My UEA Story: Viviane Lucia Fluck
Name: Viviane Lucia Fluck
School: International Development
Research area: Participatory communication and community resilience: a case study of humanitarian radio after typhoon Haiyan
Bio: I’m originally from Germany but have made Norwich my home for six years. In 2008 I was studying Mandarin in Sichuan when the province was hit by a major earthquake. I started to first volunteer and then work in the disaster response. Because of this experience I studied a MA in Media & International Development at UEA and after that a PhD focusing on participatory communication and community resilience.
My name is Viviane Lucia Fluck and my research is about participatory communication and community resilience against disasters.
Why is your research important?
My research is one of the first attempts to actually understand what role communication can play in a disaster.

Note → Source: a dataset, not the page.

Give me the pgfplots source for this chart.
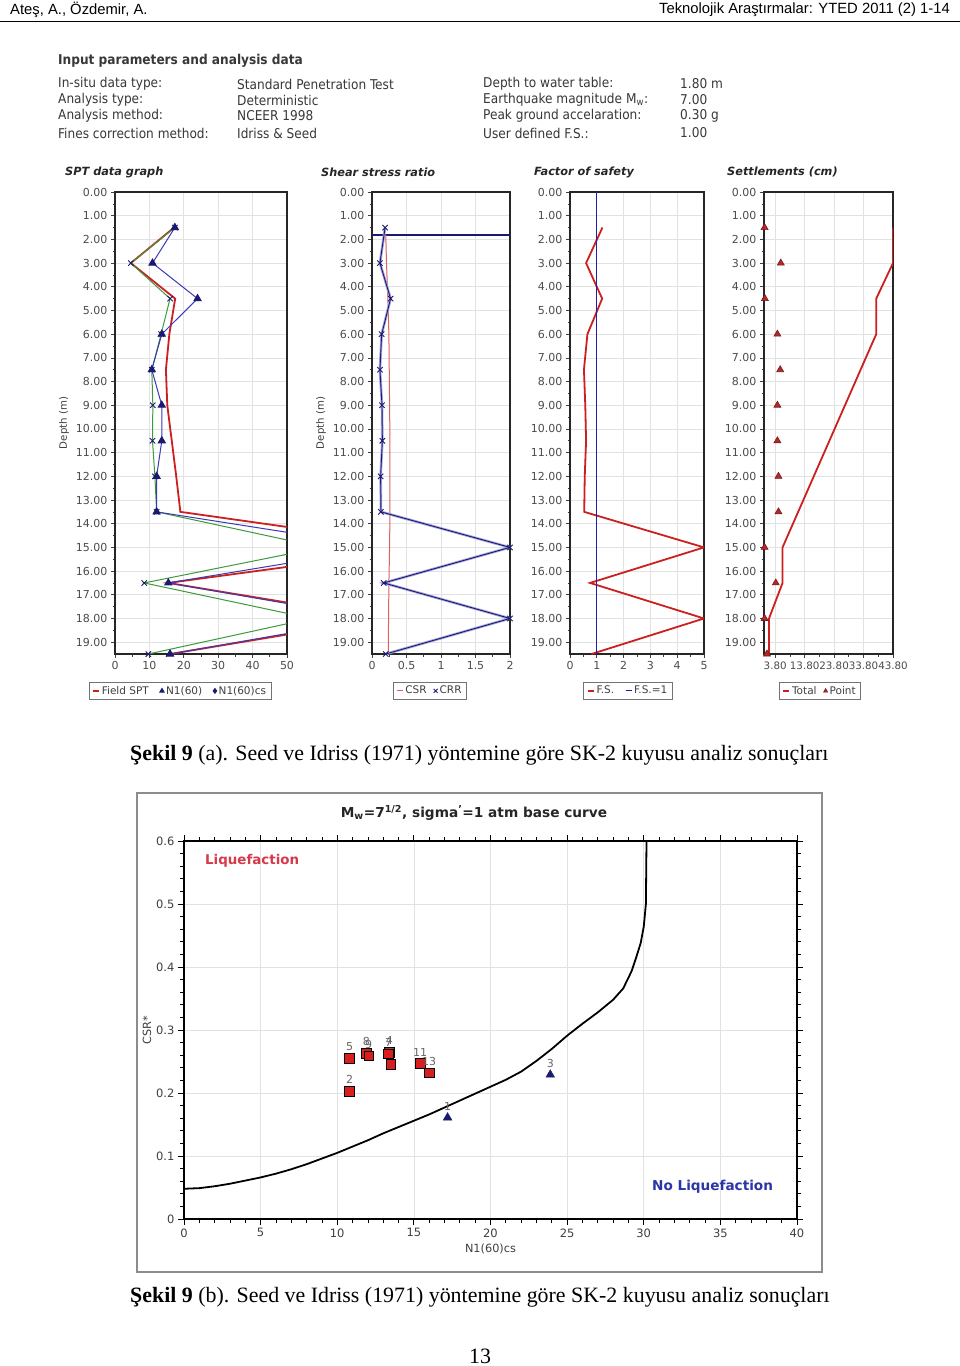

What could your research mean in the real world?
It can help non-governmental organisations in humanitarian response to tailor their response better to community needs. It can influence policy about disaster resilience and communication and it can even be applied to different contexts, for example community building.
What fascinates you about this research area?
I was in a disaster myself, I was living in China at the time and there was a massive earthquake of 7.9. A lot of people lost their lives and I started working in the disaster response and so this is what really captured my interest and UEA then enabled me to sort of get the theoretical knowledge to add to my practical experience.
This was during my second field trip in 2014. I had just arrived in Guiuan, in the Philippines two days before. It’s early but I don’t feel too jetlagged. I have unpacked my few belongings in the tiny Bungalow hut I’m renting. The roof is made of corrugated iron sheets, which leaves plenty of room for various critters to come and visit me.
After brushing my teeth and taking a bucket shower in my bathroom I realise that the weather isn’t great. Not only isn’t it great it is really bad. I get a text from one of my key informants that the really bad weather is a typhoon that is moving towards us and that it’s best to stay inside.
I had some water and a cookie as I didn’t get around to buying any food yet. I read a bit of a novel I brought. I send a message to my boyfriend who’s currently in a totally different time zone in South Sudan.
I write a first field note on my laptop musing about the fact that while I study disaster resilience I feel extremely ill prepared for this typhoon. I crave a radio with weather updates to tell me… Anything. It’s about knowing how much stronger the typhoon might get but also about hearing the voice of another human.
The wind is battering my little hut and I’m considering the different options of where to go if this was a stronger typhoon. Probably the bathroom, because that’s the only enclosed concrete part of the bungalow… I’m not worried, as I know it’s not a strong typhoon but I feel I can relate a bit more to the isolation of an information blackout that some of my research participants felt.
Electricity is gone this does happen fairly easily, so still nothing to worry too much about but that means that my laptop and phone, will be dead soon. I eat a boiled egg, more water and more cookies and curse myself for not having bought more food immediately. More reading, more looking out of the window. Once a while an update on the progress of the typhoon from one of my key respondents until the phone battery is dead.
It starts getting dark and since there’s no electricity and both my laptop and phone are dead I’m almost ready to go to bed and try to sleep. However, a friend of Ate Nene’s, my landlady comes over with a little charged solar lamp and to ask if I’m okay.
Electricity is back on for a bit and I can charge my laptop and send a few messages. The wind is already weaker and so I go to sleep a lot richer in understanding about my research subject and with a strong determination to never wait with food shopping when travelling during typhoon season.